На допросе, потрясенный этой катастрофой, он, видимо, совсем растерялся. Мне он рассказывал с волнением все подробности, надеясь, что я ему помогу советом.
— Следователь говорит: «Это ты для агитации против советской власти писал?» Я ему объясняю, что агитации не было, что стихи я снес в фабком, а больше никому не показывал. Правда, не показывал, — подтверждал он, честно глядя на меня. — Следователь все слушал, а потом взял лист бумаги, спросил имя и про все, как полагается, и написал, будто я от себя показываю, что стихи написал с целью агитации против советской власти, что переписывал их для распространения среди рабочих на фабрике. Дает мне и приказывает: «Подпиши». Я ему говорю, что не так все это было, а он как заорет на меня: «Ты, — говорит, — такой-сякой, где находишься? Ты еще тут рассуждать будешь! Ты думаешь, нам есть время тут с тобой канителиться?» А сам из матери в мать ругается. «Пиши, — говорит, — сукин сын, когда тебе приказывают».
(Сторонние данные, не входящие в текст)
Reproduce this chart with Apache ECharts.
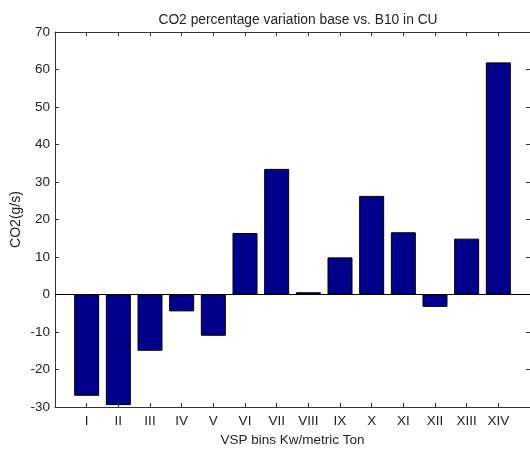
<!DOCTYPE html>
<html>
<head>
<meta charset="utf-8">
<script src="https://cdn.jsdelivr.net/npm/echarts@6/dist/echarts.min.js"></script>
<style>html,body{margin:0;padding:0;background:#fff;}#c{width:530px;height:449px;}</style>
</head>
<body>
<div id="c"></div>
<script>
const categories = ['I','II','III','IV','V','VI','VII','VIII','IX','X','XI','XII','XIII','XIV'];
const values = [-27, -29.5, -15, -4.5, -11, 16.4, 33.5, 0.6, 9.9, 26.3, 16.6, -3.3, 14.9, 61.9];
const yTicks = [-30, -20, -10, 0, 10, 20, 30, 40, 50, 60, 70];

const font = 'Liberation Sans, Arial, sans-serif';
const textColor = '#222';
const chart = echarts.init(document.getElementById('c'));
const barData = values.map((v, i) => [i + 1, v]);

chart.setOption({
  animation: false,
  backgroundColor: '#fff',
  title: {
    text: 'CO2 percentage variation base vs. B10 in CU',
    left: 293, top: 8, textAlign: 'center',
    textStyle: { fontFamily: font, fontSize: 13.8, fontWeight: 'normal', color: textColor }
  },
  grid: { left: 55, right: 0, top: 32, bottom: 42, outerBoundsMode: 'none', containLabel: false },
  xAxis: [{
    type: 'value', min: 0, max: 15, interval: 1,
    name: 'VSP bins Kw/metric Ton', nameLocation: 'middle', nameGap: 25,
    nameTextStyle: { fontFamily: font, fontSize: 13.5, color: textColor },
    axisLine: { onZero: false, lineStyle: { color: '#333', width: 1 } },
    axisTick: { inside: true, length: 4, lineStyle: { color: '#333' } },
    axisLabel: {
      fontFamily: font, fontSize: 13.5, color: textColor, margin: 7,
      showMinLabel: true, showMaxLabel: true,
      formatter: v => (v >= 1 && v <= categories.length) ? categories[v - 1] : ''
    },
    splitLine: { show: false }
  }, {
    type: 'value', min: 0, max: 15, interval: 1, position: 'top',
    axisLine: { onZero: false, lineStyle: { color: '#333', width: 1 } },
    axisTick: { inside: true, length: 4, lineStyle: { color: '#333' } },
    axisLabel: { show: false }, splitLine: { show: false }
  }],
  yAxis: [{
    type: 'value', min: yTicks[0], max: yTicks[yTicks.length - 1], interval: 10,
    name: 'CO2(g/s)', nameLocation: 'middle', nameGap: 32, nameRotate: 90, nameMoveOverlap: false,
    nameTextStyle: { fontFamily: font, fontSize: 14, color: textColor },
    axisLine: { show: true, onZero: false, lineStyle: { color: '#333', width: 1 } },
    axisTick: { show: true, inside: true, length: 4, lineStyle: { color: '#333' } },
    axisLabel: { fontFamily: font, fontSize: 13.5, color: textColor, margin: 5 },
    splitLine: { show: false }
  }, {
    type: 'value', min: yTicks[0], max: yTicks[yTicks.length - 1], interval: 10, position: 'right',
    axisLine: { show: true, onZero: false, lineStyle: { color: '#333', width: 1 } },
    axisTick: { show: true, inside: true, length: 4, lineStyle: { color: '#333' } },
    axisLabel: { show: false }, splitLine: { show: false }
  }],
  series: [{
    type: 'bar',
    data: barData,
    barWidth: 25,
    itemStyle: { color: '#00008B', borderColor: '#000', borderWidth: 1 }
  }, {
    type: 'line',
    data: [[0, 0], [15, 0]],
    symbol: 'none', silent: true,
    lineStyle: { color: '#000', width: 1 }, z: 1
  }]
});
</script>
</body>
</html>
— Ну? — спросил я его, потому что он остановился и тягостно замолчал.
— Ну, я и подписал.
— Зачем же вы это сделали?
— А что же было делать, когда он приказывает?
— Он бы вам велел подписать, что вы отца родного убили, вы тоже подписали бы?
— Нет, не знаю, может, и не подписал бы, — говорил он растерянно. — Теперь-то что мне делать? — спрашивал он в полном отчаянии, может быть, только теперь сознавая всю непоправимость своего поступка и не имея сил смириться с этой нелепостью.
— Я же не говорил этого, сам он все написал. Я думал, что если не подпишу, он опять скажет, что я против советской власти иду. Подписал, и вижу теперь, что себя сгубил. Мне советуют заявление написать, может быть, отменят этот протокол. Неправильный он, следователь сам знает. Зачем ему меня губить, я же не классовый враг, я — рабочий.
Разумеется, после подписания такого протокола положение его было безнадежно. Следователь получил от него все, что ему было надо, на допросы он его больше не вызывал, и ему оставалось только ждать срока.